In fact, the second servant owes 100 denarii. The denarius was about one day’s average pay. So, 100 denarii is more or less three months’ salary plus a bit more. Expressed today, because I earn roughly the average salary for the UK, for me that would be a debt of £7,500. That would hurt, let me tell you. Whilst nowhere near the colossal debt he has been forgiven, it is still costly for him to forgive this debt.
Forgiveness therefore s not a philosophical way of looking at something differently, it is letting go of something to which we feel entitled. It is a hard thing to do ; it is not that we are not owed this debt, but that we are asked to let it go. Letting go that to which you are entitled is harder than deciding you are not entitled to it at all. The latter is true forgiveness, and it is difficult and actually costly.
7. So forgiveness, in the words of Jesus is :
– Unlimited – seventy times seven does not mean 490.

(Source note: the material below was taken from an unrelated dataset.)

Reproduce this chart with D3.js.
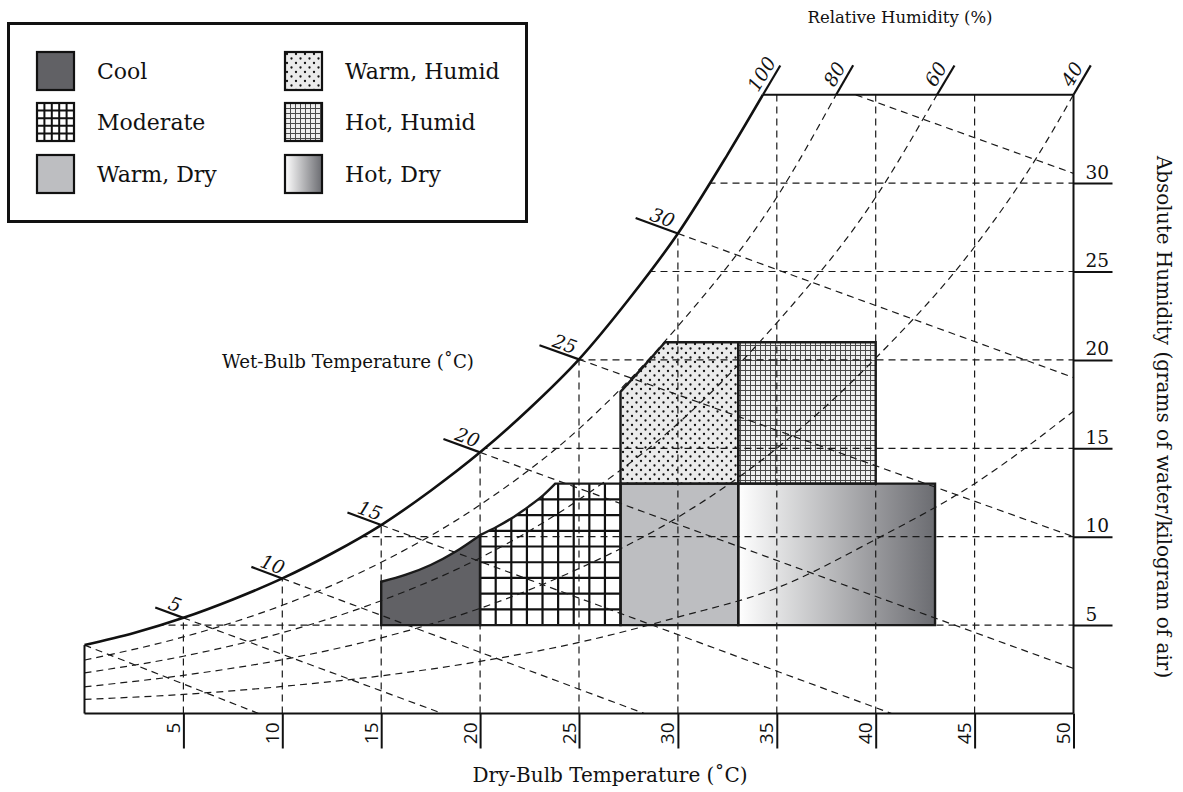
<!DOCTYPE html>
<html><head><meta charset="utf-8">
<script src="https://cdn.jsdelivr.net/npm/d3@7"></script>
<style>body{margin:0;background:#fff}svg{display:block}</style>
</head><body>
<svg id="chart" width="1183" height="792"></svg>
<script>
// ---------------- DATA ----------------
const dryBulbTicks = [5,10,15,20,25,30,35,40,45,50];
const humidityTicks = [5,10,15,20,25,30];
// saturation (100% RH) curve: [dry-bulb °C, g water / kg air]
const saturationCurve = [[0,3.87],[2.5,4.55],[5,5.41],[7.5,6.45],[10,7.64],[12.5,9.05],[15,10.66],[17.5,12.6],[20,14.77],[22.5,17.25],[25,20.03],[27.5,23.4],[30,27.15],[32.5,31.6],[34.3,35]];
const rh80Curve = [[0,3.02],[5,4.33],[10,6.12],[15,8.55],[20,11.8],[25,16.1],[30,21.9],[35,29.2],[38,35]];
const rh60Curve = [[0,2.3],[5,3.24],[10,4.57],[15,6.38],[20,8.8],[25,12.1],[30,16.4],[35,22.1],[40,29.2],[43.1,35]];
const rh40Curve = [[0,1.51],[5,2.16],[10,3.04],[15,4.28],[20,5.95],[25,8.2],[30,11.1],[35,15.0],[40,20.1],[45,26.4],[48,31.2],[50,35]];
const rh20Curve = [[0,0.8],[5,1.08],[10,1.53],[15,2.13],[20,2.95],[25,4.02],[30,5.45],[35,7.1],[40,9.85],[45,13.0],[50,17.1]];
const rhLabels = ["100","80","60","40"];
// wet-bulb lines
const wetBulbTemps = [0,5,10,15,20,25,30,35];
const wetBulbStartW = [3.87,5.41,7.64,10.66,14.77,20.03,27.15,36.6];
const wetBulbEnds = [[8.8,0],[18.1,0],[28.3,0],[40.8,0],[50,2.55],[50,10.0],[50,19.0],[50,30.55]];
const wetBulbLabels = [5,10,15,20,25,30];
// comfort zones: curved edge (left to right) + remaining corners (clockwise back to start)
const zoneNames = ["Cool","Moderate","Warm, Dry","Warm, Humid","Hot, Humid","Hot, Dry"];
const coolEdge = [[15,7.45],[16.25,7.85],[17.5,8.4],[18.75,9.15],[20,10.09]];
const coolCorners = [[20,5],[15,5]];
const moderateEdge = [[20,10.09],[20.85,10.56],[21.7,11.12],[22.45,11.7],[23.2,12.35],[23.8,13]];
const moderateCorners = [[27.1,13],[27.1,5],[20,5]];
const warmDryEdge = [[27.1,13],[33.05,13]];
const warmDryCorners = [[33.05,5],[27.1,5]];
const warmHumidEdge = [[27.1,18.2],[28.2,19.55],[29.35,21]];
const warmHumidCorners = [[33.05,21],[33.05,13],[27.1,13]];
const hotHumidEdge = [[33.05,21],[40,21]];
const hotHumidCorners = [[40,13],[33.05,13]];
const hotDryEdge = [[33.05,13],[43,13]];
const hotDryCorners = [[43,5],[33.05,5]];
const moderateGridCount = 9;

// ---------------- SETUP ----------------
const svg = d3.select("#chart");
const SERIF = "'DejaVu Serif', serif";
const SANS = "'Open Sans', sans-serif";
const x = d3.scaleLinear().domain([0,50]).range([84.5,1073.5]);
const y = d3.scaleLinear().domain([0,35]).range([713.5,94.7]);
const curveLine = d3.line().x(d=>x(d[0])).y(d=>y(d[1])).curve(d3.curveMonotoneX);
const zonePath = (edge,corners) => curveLine(edge) + corners.map(p=>`L${x(p[0])},${y(p[1])}`).join("") + "Z";

const zones = [[coolEdge,coolCorners],[moderateEdge,moderateCorners],[warmDryEdge,warmDryCorners],
  [warmHumidEdge,warmHumidCorners],[hotHumidEdge,hotHumidCorners],[hotDryEdge,hotDryCorners]];
const allPts = z => z[0].concat(z[1]);

const defs = svg.append("defs");
const satPath = curveLine(saturationCurve);
const clipD = satPath + `L${x(50)},${y(35)}L${x(50)},${y(0)}L${x(0)},${y(0)}Z`;
defs.append("clipPath").attr("id","chartClip").append("path").attr("d",clipD);
defs.append("clipPath").attr("id","modClip").append("path").attr("d",zonePath(moderateEdge,moderateCorners));

// patterns
const dots = defs.append("pattern").attr("id","dots").attr("patternUnits","userSpaceOnUse")
  .attr("width",9).attr("height",9);
dots.append("rect").attr("width",9).attr("height",9).attr("fill","#ebebeb");
dots.append("circle").attr("cx",2).attr("cy",2).attr("r",1.15).attr("fill","#111");
dots.append("circle").attr("cx",6.5).attr("cy",6.5).attr("r",1.15).attr("fill","#111");

const mesh = defs.append("pattern").attr("id","mesh").attr("patternUnits","userSpaceOnUse")
  .attr("width",5).attr("height",5);
mesh.append("rect").attr("width",5).attr("height",5).attr("fill","#eeeeee");
mesh.append("path").attr("d","M0.5,0V5M0,0.5H5").attr("stroke","#4a4a4a").attr("stroke-width",1);

const grad = defs.append("linearGradient").attr("id","hotdry").attr("x1","0").attr("x2","1").attr("y1","0").attr("y2","0");
grad.append("stop").attr("offset","0").attr("stop-color","#ffffff");
grad.append("stop").attr("offset","1").attr("stop-color","#6b6c71");

const zoneFills = ["#616165","#ffffff","#bdbec1","url(#dots)","url(#mesh)","url(#hotdry)"];

// ---------------- ZONE FILLS ----------------
const gz = svg.append("g");
zones.forEach((z,i)=>{
  gz.append("path").attr("d",zonePath(z[0],z[1])).attr("fill",zoneFills[i]);
});
// moderate coarse grid
const modPts = allPts(zones[1]);
const modT0 = d3.min(modPts,d=>d[0]), modT1 = d3.max(modPts,d=>d[0]);
const modW0 = d3.min(modPts,d=>d[1]), modW1 = d3.max(modPts,d=>d[1]);
const gm = gz.append("g").attr("clip-path","url(#modClip)").attr("stroke","#111").attr("stroke-width",2.2);
for(let i=1;i<moderateGridCount;i++){
  const t = modT0 + (modT1-modT0)*i/moderateGridCount;
  gm.append("line").attr("x1",x(t)).attr("x2",x(t)).attr("y1",y(modW0)).attr("y2",y(modW1));
  const w = modW0 + (modW1-modW0)*i/moderateGridCount;
  gm.append("line").attr("x1",x(modT0)).attr("x2",x(modT1)).attr("y1",y(w)).attr("y2",y(w));
}

// ---------------- DASHED LINES ----------------
const gd = svg.append("g").attr("clip-path","url(#chartClip)")
  .attr("fill","none").attr("stroke","#1a1a1a").attr("stroke-width",1.2).attr("stroke-dasharray","7,5");
dryBulbTicks.filter(t=>t<50).forEach(t=>{
  gd.append("line").attr("x1",x(t)).attr("x2",x(t)).attr("y1",y(0)).attr("y2",y(35));
});
humidityTicks.forEach(w=>{
  gd.append("line").attr("x1",x(0)).attr("x2",x(50)).attr("y1",y(w)).attr("y2",y(w));
});
[rh80Curve,rh60Curve,rh40Curve,rh20Curve].forEach(c=>{
  gd.append("path").attr("d",curveLine(c));
});
wetBulbTemps.forEach((tw,i)=>{
  gd.append("line").attr("x1",x(tw)).attr("y1",y(wetBulbStartW[i]))
    .attr("x2",x(wetBulbEnds[i][0])).attr("y2",y(wetBulbEnds[i][1]));
});

// ---------------- ZONE OUTLINES ----------------
zones.forEach(z=>{
  svg.append("path").attr("d",zonePath(z[0],z[1])).attr("fill","none").attr("stroke","#1a1a1a")
    .attr("stroke-width",2.4).attr("stroke-linejoin","miter");
});

// ---------------- FRAME & SATURATION ----------------
const gf = svg.append("g").attr("fill","none").attr("stroke","#111").attr("stroke-width",2.6);
gf.append("path").attr("d",satPath);
gf.append("line").attr("x1",x(34.3)).attr("x2",x(50)).attr("y1",y(35)).attr("y2",y(35)).attr("stroke-width",2);
gf.append("line").attr("x1",x(50)).attr("x2",x(50)).attr("y1",y(35)).attr("y2",y(0)).attr("stroke-width",2);
gf.append("line").attr("x1",x(0)).attr("x2",x(50)).attr("y1",y(0)).attr("y2",y(0)).attr("stroke-width",2);
gf.append("line").attr("x1",x(0)).attr("x2",x(0)).attr("y1",y(0)).attr("y2",y(saturationCurve[0][1])).attr("stroke-width",2);

// wet-bulb ticks and labels
wetBulbLabels.forEach(tw=>{
  const i = wetBulbTemps.indexOf(tw);
  const px0 = x(tw), py0 = y(wetBulbStartW[i]);
  const px1 = x(wetBulbEnds[i][0]), py1 = y(wetBulbEnds[i][1]);
  const len = Math.hypot(px1-px0,py1-py0);
  const ux = (px1-px0)/len, uy = (py1-py0)/len;
  const L = 30 + (tw-5)*0.6;
  const tx = px0 - ux*L, ty = py0 - uy*L;
  svg.append("line").attr("x1",px0).attr("y1",py0).attr("x2",tx).attr("y2",ty)
    .attr("stroke","#111").attr("stroke-width",2.2);
  const ang = Math.atan2(uy,ux)*180/Math.PI;
  svg.append("text").attr("transform",`translate(${(px0+tx)/2},${(py0+ty)/2}) rotate(${ang})`)
    .attr("x",2.5).attr("y",-3).attr("text-anchor","middle")
    .style("font-family",SERIF).style("font-style","italic").style("font-size","19px").attr("fill","#111")
    .text(tw);
});

// RH ticks at top
[saturationCurve,rh80Curve,rh60Curve,rh40Curve].forEach((c,i)=>{
  const a = c[c.length-2], b = c[c.length-1];
  const dx = x(b[0])-x(a[0]), dy = y(b[1])-y(a[1]);
  const len = Math.hypot(dx,dy); const ux=dx/len, uy=dy/len;
  const bx = x(b[0]), by = y(b[1]);
  svg.append("line").attr("x1",bx).attr("y1",by).attr("x2",bx+ux*34).attr("y2",by+uy*34)
    .attr("stroke","#111").attr("stroke-width",2.2);
  const ang = Math.atan2(uy,ux)*180/Math.PI;
  svg.append("text").attr("transform",`translate(${bx},${by}) rotate(${ang})`)
    .attr("x",17).attr("y",-5).attr("text-anchor","middle")
    .style("font-family",SERIF).style("font-style","italic").style("font-size","19px").attr("fill","#111")
    .text(rhLabels[i]);
});

// ---------------- AXES ----------------
const xAxis = svg.append("g").attr("transform",`translate(0,${y(0)})`)
  .call(d3.axisBottom(x).tickValues(dryBulbTicks).tickSize(35).tickSizeOuter(0));
xAxis.select(".domain").remove();
xAxis.selectAll(".tick line").attr("stroke","#111").attr("stroke-width",2);
xAxis.selectAll(".tick text").attr("transform","rotate(-90)").attr("x",-9).attr("y",-4).attr("dy",0)
  .attr("text-anchor","end").style("font-family",SANS).style("font-size","19px").attr("fill","#111");

const yAxis = svg.append("g").attr("transform",`translate(${x(50)},0)`)
  .call(d3.axisRight(y).tickValues(humidityTicks).tickSize(39).tickSizeOuter(0));
yAxis.select(".domain").remove();
yAxis.selectAll(".tick line").attr("stroke","#111").attr("stroke-width",2);
yAxis.selectAll(".tick text").attr("x",12).attr("y",-5).attr("dy",0).attr("text-anchor","start")
  .style("font-family",SERIF).style("font-size","18.5px").attr("fill","#111");

// ---------------- TITLES ----------------
svg.append("text").attr("x",610).attr("y",782).attr("text-anchor","middle")
  .style("font-family",SERIF).style("font-size","20px").attr("fill","#111").text("Dry-Bulb Temperature (˚C)");
svg.append("text").attr("x",900).attr("y",23).attr("text-anchor","middle")
  .style("font-family",SERIF).style("font-size","16.5px").attr("fill","#111").text("Relative Humidity (%)");
svg.append("text").attr("x",348).attr("y",368).attr("text-anchor","middle")
  .style("font-family",SERIF).style("font-size","18.2px").attr("fill","#111").text("Wet-Bulb Temperature (˚C)");
svg.append("text").attr("transform","translate(1157,417) rotate(90)").attr("text-anchor","middle")
  .style("font-family",SERIF).style("font-size","20px").attr("fill","#111")
  .text("Absolute Humidity (grams of water/kilogram of air)");

// ---------------- LEGEND ----------------
const lg = svg.append("g");
lg.append("rect").attr("x",8.5).attr("y",23.5).attr("width",518).attr("height",198)
  .attr("fill","#fff").attr("stroke","#111").attr("stroke-width",3);
const legCols = [37,285], legRows = [52,103,155], sw = 37, sh = 38;
zoneNames.forEach((name,i)=>{
  const cx = legCols[Math.floor(i/3)], cy = legRows[i%3];
  const g = lg.append("g").attr("transform",`translate(${cx},${cy})`);
  if(i===1){
    g.append("rect").attr("width",sw).attr("height",sh).attr("fill","#fff");
    for(let k=1;k<5;k++){
      g.append("line").attr("x1",sw*k/5).attr("x2",sw*k/5).attr("y1",0).attr("y2",sh).attr("stroke","#111").attr("stroke-width",2);
      g.append("line").attr("y1",sh*k/5).attr("y2",sh*k/5).attr("x1",0).attr("x2",sw).attr("stroke","#111").attr("stroke-width",2);
    }
  } else {
    g.append("rect").attr("width",sw).attr("height",sh).attr("fill",zoneFills[i]);
  }
  g.append("rect").attr("width",sw).attr("height",sh).attr("fill","none").attr("stroke","#111").attr("stroke-width",2.2);
  g.append("text").attr("x",sw+23).attr("y",sh/2+8).style("font-family",SERIF).style("font-size","22px")
    .attr("fill","#111").text(name);
});
</script>
</body></html>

– Unconditional – because if seventy times means forever, it can’t be conditional
– Costly – Jesus is not just teaching about forgiving someone stepping on your toe whilst standing up on the Tune.
8. A couple of final points
a) Reconciliation ?
Forgiveness is about letting go of the debt owed to you, whether or not they are sorry, if only for your own peace and health. But it does not, in the hard reality of life, always entail “reconciliation”. The cosmic victory of Christ over sin will, I believe, bring ultimate reconciliation for all things (1 Corinthians 1:20). But for me, my first imperative is to forgive my offender, whether or not we can become best buddies. If for example I am the victim in any kind of abusive relationship, it remains important for my own sake and happiness that I am able to forgive, in order to remake my life and live it in all its abundance. But it would be folly to suggest that I should start to live with that person again as if nothing had happened. Forgiveness is about letting go of my hurt, not of my senses.
b) Consequence :
Also, forgiveness is not about “letting people off” or the removal of law, and does not equal no consequence. Governance of relationships, families, communities and nations sometimes require that sins that cross certain lines attract due process, be it of law, or some other form of governance. Punishment can still occur even when there is forgiveness because, for example, otherwise we cannot run a complex country of 60-plus million people. I may need to forgive the person who burgled my house, and it would help me to do so. But it is essential that the same person is also subject to due process of law, because the well-being of the whole country depends on the upholding of that standard. There are excellent philosophical and spiritual reasons why the punishment of a person is entirely right, completely healthy, and even indispensable. Done correctly of course, it can be restorative, and every effort should be made to make it so. Consequences do not equal retribution, but they do not go away.
The life of the Christian is intended to be strikingly distinctive. It is a light on a hill. It is intended to point the way to God, to people who are living in darkness. That distinctiveness is not limited to doing things we enjoy. It is costly, counter intuitive, and does not always conform to our ideas of fairness or justice for ourselves. Forgiveness is the prime example of this.
I do not pretend to be perfect in this regard. However, I have discovered from a very young age, that hanging on to things is desperately damaging not just to my brother or sister, but to me. I know it affected my relationships with my Father, and I know it harms the world around me.
Lord, forgive me when I cannot forgive. Help me to know that you require this of me and will help me. Grant me not just the gift of forgiveness of myself, but the ability through your Holy Spirit to forgive others. And help me get better at it, because I will probably need to pray this prayer again.